Should I repeat important rules for emphasis?
No. Repetition rarely makes the model take a rule more seriously, and it can make the surrounding rules feel less important by contrast. If a rule keeps getting ignored, the problem is usually that another rule contradicts it, not that the rule wasn’t said loudly enough.
What about the ‘think step by step’ instruction?
Process prompts can help on reasoning tasks, where having the model show its work changes the final answer. They’re noise on writing tasks, where you only care about the output. Use them where they earn their place; skip them on tasks that are purely about producing a polished result.
Are longer prompts worse on every model?
The pattern holds across mainstream models, though stronger models handle bloat better than older ones. None of them handles contradictory rules cleanly, so the fix is the same regardless of which model you use: write fewer rules, make each one move a different dial.
Does prompt order matter when I have several rules?
Yes, and not as much as bloat does. Rules placed closer to the end of the prompt, right before the model starts writing, tend to stick a little better than ones buried in the middle. The first thing to fix is still the cancellations; ordering helps at the margin once the rules don’t contradict each other. Put the rule you most often see ignored last and you’ll usually see it followed more reliably.
Should I ask the model to ignore some rules if it can’t follow all of them?
It sounds clever and it doesn’t help much. The model isn’t selecting rules consciously, so ‘prioritize rules 1 to 3 over 4 to 7’ just adds another instruction to the pile. The reliable move is to delete 4 to 7.

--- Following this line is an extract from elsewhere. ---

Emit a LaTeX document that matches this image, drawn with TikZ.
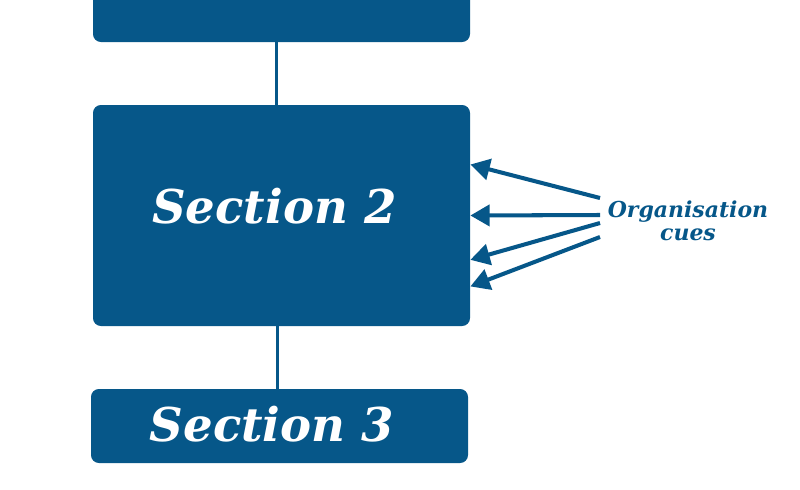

Cut your most-used prompt in half this week
Open the prompt you reuse most. Count the rules. Apply the trim test: cut to the four or five rules each moving a different dial, run it on a real task, and compare. If the output’s the same or better, the cut rules were costing you attention and giving you nothing. The prompt you’re left with will be faster to read, easier to maintain, and more reliable on every task you point it at.